>> BEGIN Provided data

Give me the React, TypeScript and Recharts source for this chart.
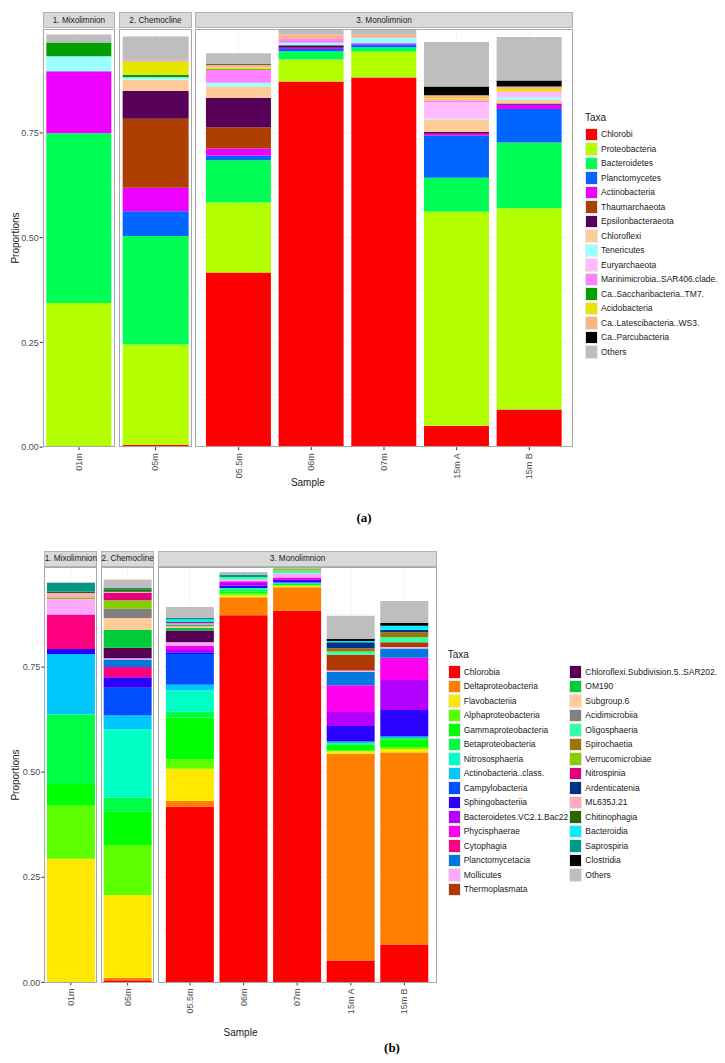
import React from 'react';
import { BarChart, Bar, XAxis, YAxis, CartesianGrid } from 'recharts';

const FONT = '"Liberation Sans", Arial, Helvetica, sans-serif';

const samples = ['01m', '05m', '05.5m', '06m', '07m', '15m A', '15m B'];
const zones = ['1. Mixolimnion', '2. Chemocline', '3. Monolimnion'];
const yTicks = [0, 0.25, 0.5, 0.75];
const gridValues = [0.125, 0.25, 0.375, 0.5, 0.625, 0.75, 0.875];

// ---------- (a) phylum level ----------
const taxaA = [
  'Chlorobi', 'Proteobacteria', 'Bacteroidetes', 'Planctomycetes', 'Actinobacteria',
  'Thaumarchaeota', 'Epsilonbacteraeota', 'Chloroflexi', 'Tenericutes', 'Euryarchaeota',
  'Marinimicrobia..SAR406.clade.', 'Ca..Saccharibacteria..TM7.', 'Acidobacteria',
  'Ca..Latescibacteria..WS3.', 'Ca..Parcubacteria', 'Others',
];
const colorsA = [
  '#FF0000', '#B3FF00', '#00FF55', '#0066FF', '#EE00FF',
  '#AE3F00', '#560058', '#FFCC99', '#99FFFF', '#FFBBFF',
  '#FF80FF', '#00A000', '#E6E600', '#FFB380', '#000000', '#BEBEBE',
];
// proportions per sample, in taxaA order
const a01m = [0, 0.344, 0.405, 0, 0.148, 0, 0, 0, 0.036, 0, 0, 0.033, 0, 0, 0, 0.019];
const a05m = [0.006, 0.239, 0.259, 0.059, 0.056, 0.165, 0.066, 0.027, 0.006, 0, 0, 0.006, 0.030, 0.003, 0, 0.058];
const a055m = [0.417, 0.167, 0.101, 0.011, 0.017, 0.050, 0.071, 0.027, 0.009, 0, 0.030, 0.002, 0.004, 0.006, 0.002, 0.026];
const a06m = [0.873, 0.052, 0.020, 0.005, 0.003, 0, 0.006, 0, 0.006, 0, 0.010, 0, 0, 0.009, 0, 0.014];
const a07m = [0.882, 0.062, 0.010, 0.007, 0.003, 0, 0, 0, 0.013, 0, 0, 0, 0, 0.007, 0, 0.014];
const a15mA = [0.051, 0.511, 0.081, 0.100, 0.005, 0, 0.004, 0.030, 0.002, 0.040, 0.004, 0, 0.004, 0.008, 0.021, 0.106];
const a15mB = [0.090, 0.480, 0.157, 0.080, 0.010, 0, 0.003, 0.009, 0.006, 0.012, 0.002, 0, 0.006, 0.006, 0.014, 0.104];

// ---------- (b) class level ----------
const taxaB = [
  'Chlorobia', 'Deltaproteobacteria', 'Flavobacteriia', 'Alphaproteobacteria', 'Gammaproteobacteria',
  'Betaproteobacteria', 'Nitrososphaeria', 'Actinobacteria..class.', 'Campylobacteria', 'Sphingobacteriia',
  'Bacteroidetes.VC2.1.Bac22', 'Phycisphaerae', 'Cytophagia', 'Planctomycetacia', 'Mollicutes',
  'Thermoplasmata', 'Chloroflexi.Subdivision.5..SAR202.', 'OM190', 'Subgroup.6', 'Acidimicrobiia',
  'Oligosphaeria', 'Spirochaetia', 'Verrucomicrobiae', 'Nitrospinia', 'Ardenticatenia',
  'ML635J.21', 'Chitinophagia', 'Bacteroidia', 'Saprospiria', 'Clostridia', 'Others',
];
const colorsB = [
  '#FF0000', '#FF7F00', '#FFE800', '#5CFF00', '#00FF00',
  '#00FF44', '#00FFC4', '#00C8FF', '#0050FF', '#2A00FF',
  '#B400FF', '#FF00EE', '#FF0080', '#0078DC', '#FFA8FF',
  '#AE3A00', '#550055', '#00CC3A', '#FFCC99', '#808080',
  '#33FFAA', '#9B7700', '#88CC00', '#E0007F', '#003388',
  '#FFAAC0', '#2A6600', '#00F0FF', '#009988', '#000000', '#BEBEBE',
];
const b01m = [0, 0, 0.294, 0.126, 0.052, 0.165, 0, 0.144, 0, 0.012,
  0, 0, 0.082, 0, 0.037, 0, 0, 0, 0, 0,
  0, 0, 0.004, 0, 0, 0.010, 0.004, 0, 0.020, 0, 0.002];
const b05m = [0.005, 0.006, 0.197, 0.119, 0.079, 0.033, 0.163, 0.033, 0.066, 0.025,
  0, 0, 0.024, 0.018, 0.003, 0, 0.025, 0.042, 0.029, 0.022,
  0, 0, 0.020, 0.017, 0, 0.003, 0.006, 0, 0.003, 0, 0.020];
const b055m = [0.418, 0.014, 0.076, 0.023, 0.099, 0.014, 0.050, 0.014, 0.073, 0.004,
  0.008, 0.007, 0, 0, 0.009, 0, 0.028, 0.006, 0.004, 0.004,
  0.003, 0, 0, 0.003, 0, 0, 0, 0.006, 0.004, 0, 0.026];
const b06m = [0.873, 0.043, 0.005, 0.004, 0.005, 0.005, 0.003, 0, 0, 0.006,
  0.006, 0.004, 0, 0, 0.004, 0, 0, 0, 0, 0,
  0.006, 0, 0, 0, 0, 0, 0, 0, 0.006, 0, 0.006];
const b07m = [0.884, 0.056, 0.004, 0, 0.004, 0, 0, 0.003, 0, 0.006,
  0, 0.006, 0, 0, 0.010, 0, 0, 0, 0, 0,
  0.006, 0, 0.004, 0, 0, 0, 0, 0, 0, 0, 0.004];
const b15mA = [0.052, 0.492, 0.005, 0.004, 0.012, 0.004, 0, 0.004, 0, 0.037,
  0.033, 0.064, 0, 0.032, 0.003, 0.037, 0, 0, 0, 0,
  0.008, 0.008, 0, 0, 0.014, 0, 0, 0.003, 0, 0.005, 0.055];
const b15mB = [0.090, 0.457, 0.008, 0.005, 0.017, 0.004, 0, 0.004, 0, 0.063,
  0.071, 0.053, 0, 0.022, 0.004, 0.011, 0, 0, 0, 0,
  0.012, 0.012, 0, 0, 0.006, 0, 0, 0.009, 0, 0.007, 0.052];

const buildRows = (cols: number[][]) =>
  samples.map((s, i) => {
    const row: Record<string, string | number> = { sample: s };
    cols[i].forEach((v, j) => { row['k' + j] = v; });
    return row;
  });

const rowsA = buildRows([a01m, a05m, a055m, a06m, a07m, a15mA, a15mB]);
const rowsB = buildRows([b01m, b05m, b055m, b06m, b07m, b15mA, b15mB]);

type Panel = { left: number; right: number; pad: number; from: number; to: number };
type FigSpec = {
  stripTop: number; panelTop: number; panelBottom: number; yMax: number;
  panels: Panel[]; sampleY: number; caption: string; captionX: number; captionY: number;
  legendX: number[]; legendTitleY: number; legendRowY: number; legendSplit: number;
};

const figA: FigSpec = {
  stripTop: 12, panelTop: 28.5, panelBottom: 446.7, yMax: 0.998,
  panels: [
    { left: 42.7, right: 115.3, pad: 0, from: 0, to: 1 },
    { left: 119, right: 192, pad: 0, from: 1, to: 2 },
    { left: 195, right: 573, pad: 7.3, from: 2, to: 7 },
  ],
  sampleY: 483, caption: '(a)', captionX: 364, captionY: 518,
  legendX: [585], legendTitleY: 118, legendRowY: 127, legendSplit: 99,
};

const figB: FigSpec = {
  stripTop: 550.7, panelTop: 567.3, panelBottom: 982.7, yMax: 0.988,
  panels: [
    { left: 44.3, right: 97.3, pad: 0, from: 0, to: 1 },
    { left: 101, right: 154.3, pad: 0, from: 1, to: 2 },
    { left: 158.3, right: 436.7, pad: 5.2, from: 2, to: 7 },
  ],
  sampleY: 1033, caption: '(b)', captionX: 392, captionY: 1048,
  legendX: [447.7, 569.3], legendTitleY: 655, legendRowY: 664.5, legendSplit: 16,
};

const XTick = (props: any) => {
  const { x, y, payload } = props;
  return (
    <text x={x} y={y + 1} transform={`rotate(-90, ${x}, ${y + 1})`} textAnchor="end"
      dominantBaseline="central" fontSize={9} fill="#4D4D4D" fontFamily={FONT}>
      {payload.value}
    </text>
  );
};

const TaxaLegend = ({ spec, taxa, colors }: { spec: FigSpec; taxa: string[]; colors: string[] }) => (
  <>
    <div style={{ position: 'absolute', left: spec.legendX[0], top: spec.legendTitleY - 6, fontSize: 10, lineHeight: '12px', color: '#1A1A1A' }}>Taxa</div>
    {taxa.map((t, i) => {
      const col = i < spec.legendSplit ? 0 : 1;
      const row = col === 0 ? i : i - spec.legendSplit;
      const top = spec.legendRowY + row * 14.5;
      return (
        <div key={t} style={{ position: 'absolute', left: spec.legendX[col], top, height: 14.5, display: 'flex', alignItems: 'center', whiteSpace: 'nowrap' }}>
          <div style={{ width: 13, height: 13.5, background: colors[i], boxSizing: 'border-box', border: '0.5px solid #E8E8E8' }} />
          <span style={{ marginLeft: 3, fontSize: 8.5, color: '#1A1A1A' }}>{t}</span>
        </div>
      );
    })}
  </>
);

const Figure = ({ spec, rows, taxa, colors }: { spec: FigSpec; rows: any[]; taxa: string[]; colors: string[] }) => {
  const ph = spec.panelBottom - spec.panelTop;
  const first = spec.panels[0];
  const last = spec.panels[spec.panels.length - 1];
  return (
    <>
      {spec.panels.map((p, i) => {
        const w = p.right - p.left;
        const chartLeft = i === 0 ? 0 : p.left;
        const chartWidth = i === 0 ? p.right : w;
        return (
          <React.Fragment key={i}>
            <div style={{
              position: 'absolute', left: p.left, top: spec.stripTop, width: w, height: spec.panelTop - spec.stripTop - 0.5,
              background: '#D9D9D9', boxSizing: 'border-box', border: '0.6px solid #B3B3B3',
              display: 'flex', alignItems: 'center', justifyContent: 'center', fontSize: 8.2, color: '#1A1A1A',
              whiteSpace: 'nowrap', overflow: 'visible',
            }}>{zones[i]}</div>
            <div style={{ position: 'absolute', left: chartLeft, top: spec.panelTop }}>
              <BarChart width={chartWidth} height={ph + 44} data={rows.slice(p.from, p.to)}
                margin={{ top: 0, right: 0, bottom: 0, left: 0 }} barCategoryGap="5%">
                <CartesianGrid stroke="#EDEDED" strokeWidth={0.6} horizontalValues={gridValues} />
                <XAxis dataKey="sample" interval={0} height={44} tickSize={3} tickMargin={2}
                  axisLine={false} tickLine={{ stroke: '#333333' }} padding={{ left: p.pad, right: p.pad }}
                  tick={<XTick />} />
                {i === 0 ? (
                  <YAxis width={first.left} domain={[0, spec.yMax]} allowDataOverflow ticks={yTicks}
                    tickFormatter={(v: number) => v.toFixed(2)} axisLine={false} tickSize={3} tickMargin={1}
                    tickLine={{ stroke: '#333333' }} tick={{ fontSize: 9, fill: '#4D4D4D', fontFamily: FONT }} />
                ) : (
                  <YAxis hide domain={[0, spec.yMax]} allowDataOverflow ticks={yTicks} />
                )}
                {taxa.map((t, j) => (
                  <Bar key={t} dataKey={'k' + j} name={t} stackId="s" fill={colors[j]} isAnimationActive={false} />
                ))}
              </BarChart>
            </div>
            <div style={{
              position: 'absolute', left: p.left, top: spec.panelTop, width: w, height: ph,
              boxSizing: 'border-box', border: '0.8px solid #A8A8A8', pointerEvents: 'none',
            }} />
          </React.Fragment>
        );
      })}
      <div style={{
        position: 'absolute', left: 16 - 40, top: (spec.panelTop + spec.panelBottom) / 2 - 6, width: 80, textAlign: 'center',
        transform: 'rotate(-90deg)', fontSize: 10, lineHeight: '12px', color: '#1A1A1A',
      }}>Proportions</div>
      <div style={{
        position: 'absolute', left: (first.left + last.right) / 2 - 40, top: spec.sampleY - 6, width: 80, textAlign: 'center',
        fontSize: 10, lineHeight: '12px', color: '#1A1A1A',
      }}>Sample</div>
      <TaxaLegend spec={spec} taxa={taxa} colors={colors} />
      <div style={{
        position: 'absolute', left: spec.captionX - 20, top: spec.captionY - 8, width: 40, textAlign: 'center',
        fontFamily: '"Liberation Serif", "Times New Roman", serif', fontWeight: 'bold', fontSize: 13, lineHeight: '16px', color: '#000',
      }}>{spec.caption}</div>
    </>
  );
};

export default function App() {
  return (
    <div style={{ position: 'absolute', left: 0, top: 0, width: 725, height: 1063, background: '#FFFFFF', fontFamily: FONT }}>
      <Figure spec={figA} rows={rowsA} taxa={taxaA} colors={colorsA} />
      <Figure spec={figB} rows={rowsB} taxa={taxaB} colors={colorsB} />
    </div>
  );
}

>> END Provided data

Please repeat exactly the data above from its first line to the line that contains "0.625, 0.75, 0.875];", inclusive, and leave every picture out.

▶ _Worked answer_
Give me the React, TypeScript and Recharts source for this chart.
import React from 'react';
import { BarChart, Bar, XAxis, YAxis, CartesianGrid } from 'recharts';

const FONT = '"Liberation Sans", Arial, Helvetica, sans-serif';

const samples = ['01m', '05m', '05.5m', '06m', '07m', '15m A', '15m B'];
const zones = ['1. Mixolimnion', '2. Chemocline', '3. Monolimnion'];
const yTicks = [0, 0.25, 0.5, 0.75];
const gridValues = [0.125, 0.25, 0.375, 0.5, 0.625, 0.75, 0.875];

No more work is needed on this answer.